When we can’t gather in big parties for celebration, perhaps we can seek out new ways to celebrate love and sacrifice and faithfulness – the traditions of the kingdom of God. One of us might write that celebration into cards and thank you notes; another might create an online festival that many more can share.
In any year, but even more in this year, our Advent practices should be whatever helps us to notice and invest in the kingdom of God: a world of reconciliation, hope, trust, and transformation that begins here and now.
The forced changes of this pandemic, one friend told me, can even relieve us of burdens we’ve carried for years.
We simply can’t get everything “right” or perfect the way tradition insists. We can’t be in many places, so we really can't try to be in many places at the same time.
That may, in fact, be one of the signs of the coming of God.
When things change in such a way that we can’t rely on ourselves no matter how hard we try, when we are forced into letting go and trusting God instead of ourselves, that’s a sign of God’s powerful nearness breaking in, disrupting and transforming the habits of our lives, whether we wished it or not.
Lillian Daniel, a preacher and writer, reflects that when the world around us is busy, keeping us sleepless, being awake to God may actually be restful for us.

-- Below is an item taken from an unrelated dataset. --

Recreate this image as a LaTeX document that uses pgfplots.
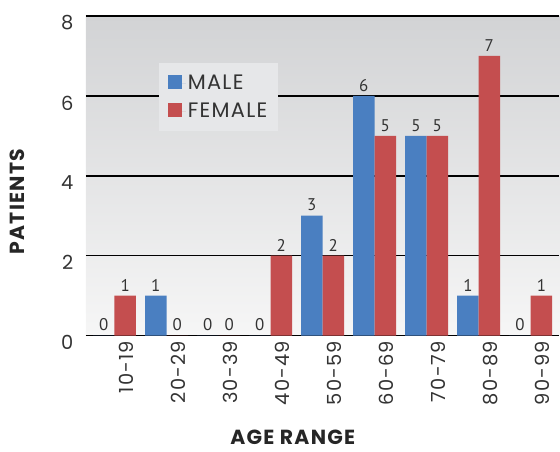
\documentclass[border=0pt]{standalone}
\usepackage{pgfplots}
\pgfplotsset{compat=1.18}
\usepackage{fontspec}
\setmainfont{Poppins}
\newfontfamily\widefont[LetterSpace=6]{Poppins}
\newfontfamily\valfont{PT Sans}
\definecolor{maleblue}{HTML}{4A7FC1}
\definecolor{femred}{HTML}{C44E4F}
\definecolor{bgtop}{HTML}{D2D3D5}
\definecolor{bgbot}{HTML}{F6F6F6}
\definecolor{legfill}{HTML}{E6E7E9}
\definecolor{txt}{HTML}{333333}

% patients per age range
\pgfplotstableread{
x male female
0 0 1
1 1 0
2 0 0
3 0 2
4 3 2
5 6 5
6 5 5
7 1 7
8 0 1
}\agedata

\begin{document}
\begin{tikzpicture}
\begin{axis}[
  scale only axis,
  width=474bp, height=320bp,
  xmin=-0.55, xmax=8.55,
  ymin=0, ymax=8,
  ytick={0,2,4,6,8},
  xtick={0,...,8},
  xticklabels={10-19,20-29,30-39,40-49,50-59,60-69,70-79,80-89,90-99},
  /pgf/number format/assume math mode=true,
  ybar=0pt, bar width=21.5bp,
  axis background/.style={top color=bgtop, bottom color=bgbot},
  axis x line*=bottom,
  axis y line*=left,
  y axis line style={draw=none},
  x axis line style={black, line width=1.5bp, -},
  major tick length=0pt,
  ymajorgrids,
  major grid style={black, line width=1.5bp},
  tick label style={font=\widefont\fontsize{19.5}{19.5}\selectfont, text=txt},
  yticklabel style={yshift=-7bp, xshift=-9bp},
  xticklabel style={rotate=90, anchor=east, xshift=-2bp, yshift=-12bp},
  xlabel={AGE RANGE},
  ylabel={PATIENTS},
  label style={font=\widefont\bfseries\fontsize{20.5}{20.5}\selectfont, text=black!85},
  xlabel style={at={(axis description cs:0.437,-0.319)}, anchor=center},
  ylabel style={at={(axis description cs:-0.1456,0.419)}, anchor=center, rotate=0},
  nodes near coords,
  every node near coord/.append style={font=\valfont\fontsize{17}{17}\selectfont, text=txt, yshift=1bp},
  legend style={at={(axis description cs:0.154,0.853)}, anchor=north west,
    fill=legfill, draw=none, font=\widefont\fontsize{21}{21}\selectfont,
    inner xsep=9bp, inner ysep=10bp, row sep=8bp, text=txt},
  legend cell align=left,
  legend image code/.code={\path (0bp,0bp) -- (18bp,0bp);
    \fill[#1] (0bp,-6bp) rectangle (14bp,8bp);},
  clip=false,
]
\addplot[fill=maleblue, draw=none] table[x=x, y=male] {\agedata};
\addlegendentry{MALE}
\addplot[fill=femred, draw=none] table[x=x, y=female] {\agedata};
\addlegendentry{FEMALE}
\end{axis}
\useasboundingbox (-86bp,-116bp) rectangle (474bp,336bp);
\end{tikzpicture}
\end{document}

I am learning that the more we watch for God, the more we actually see and feel God healing and transforming and renewing the world, humanity, and ourselves. The more we see and feel that, the easier it is to trust our own burdens of pain and frustration to God, let those burdens fall from our backs, and rest in God.
The more we watch for God’s love and compassion, the more we feel it in our hearts. And then the easier it is to both care for others, and receive that care ourselves.
I believe that’s what Jesus wants for his disciples, for his friends and followers facing a generation of disruption and disaster. That refueling with the fierce and powerful love of God that comes from watching for God’s presence.
I believe that’s what Jesus wants for his disciples, for you and me this year and always. That he commands us to keep alert for God’s signs, because in doing so, we will rest and be renewed in the compassion and justice, reconciliation and hope, strength and trust that come from the nearness of God, breaking in to disrupt our lives for good.